Vue nocturne sur la ville donnent un aperçu du site olympique. — Coll. A. Bart

Après trois semaines d’affutage vient enfin le temps de voyager jusqu’aux sites olympiques de Tokyo. La découverte du village olympique, ses alentours et l’ambiance « magique » qui y règne sont toujours un moment particulier d’autant plus qu’à la différence de Rio, l’ambiance est marquée par « la distanciation sociale ». Les vitres qui séparent chaque athlète à la cantine gâchent un peu la fête…

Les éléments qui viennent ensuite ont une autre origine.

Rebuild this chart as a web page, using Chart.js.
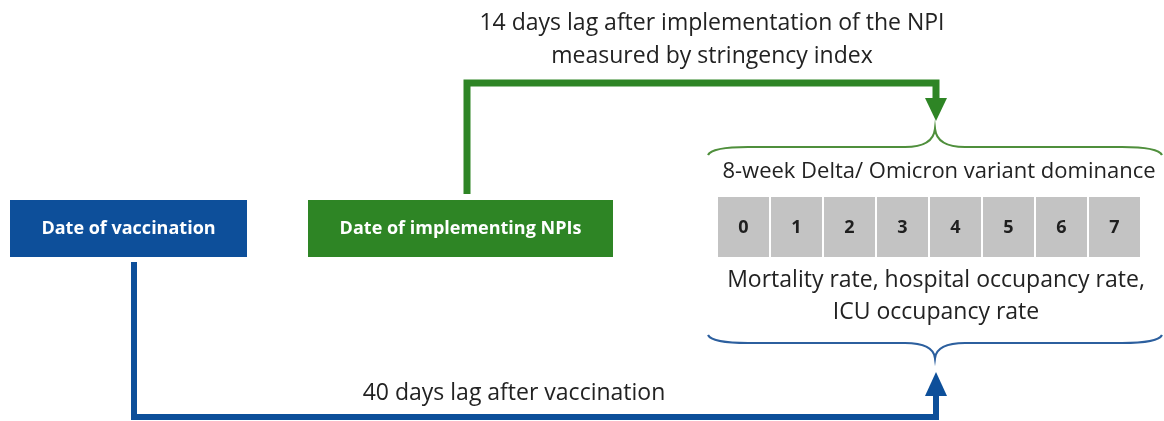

La traditionnelle photo devant les anneaux olympiques dans le village. — Coll. A. Bart

 

Anecdotique mais réconfortant

En période de Covid, nous étions cloisonnés entre l’hôtel (entièrement réservé pour nous) et le bassin (sur des horaires très précis) pour éviter tout contact avec la population et ainsi limiter la propagation de l’épidémie. On avait senti une réelle déception chez nos hôtes de ne pas pouvoir nous faire découvrir les particularités de leur environnement…

Je me souviens d’une belle fin de journée à Komatsu. Après nos entraînements, comme d’habitude nous rentrons en bus à l’hôtel avec un chauffeur, toujours enjoué de nous revoir. Cette fois-là, il nous propose un petit détour… Ce n’était pas au programme et pas tout-à-fait réglementaire. C’est ainsi qu’après 15 minutes de route, nous rejoignons un parking face à la Mer du Japon pour admirer tous ensemble un coucher de soleil somptueux. Une surprise et une belle parenthèse dans notre préparation olympique offerte par ce chauffeur si attentionné.

 

Enfin les courses, ma course !

Ma série du C1H 1 000 m se déroule bien, je file directement en demi-finale sans passer par la case quart-de-finale. Les repères sont bons, l’énergie et la technique sont au point. Le surlendemain c’est le grand jour, celui de la demi-finale et de la finale. Première épreuve, la demi-finale, étape où je n’avais pas su élever mon niveau à Rio. Les médailles se jouent en finale et sans l’accès à celle-ci, c’est la fin du rêve alors je commence par un départ très offensif. Avant le finish, je me vois en tête, j’essaie donc de ralentir pour jouer le meilleur couloir en finale. J’observe aussi que quatre concurrents remontent très vite me contraignant à maintenir mon effort pour assurer ma place. Dommage ! Enfin qualifié pour une finale olympique, je suis exactement là où je veux être.

Tokyo 2020, série du C1 1 000 m. — Photo ICF
Tokyo 2020, demi-finales du C1 1 000 m. — Photo ICF

Le temps de récupération est très court : 1h30 entre la demi et la finale. S’hydrater, se détendre, un petit massage, une banane et c’est parti pour la course la plus importante de ma vie… J’ai tout tenté, partir vite maintenir l’allure, relancer. Je pense avoir donné 110% de ce que je pouvais. Je n’ai aucun regret sur la course. Elle se situe au-delà de mes espérances. Peut-être un regret quand même… Ce jour-là, trois athlètes ont été plus rapides que moi. J’échoue à un dixième du podium. Triste mais pas déçu, j’ai tout donné pendant cinq ans pour être au rendez-vous. Je l’ai été sans faute.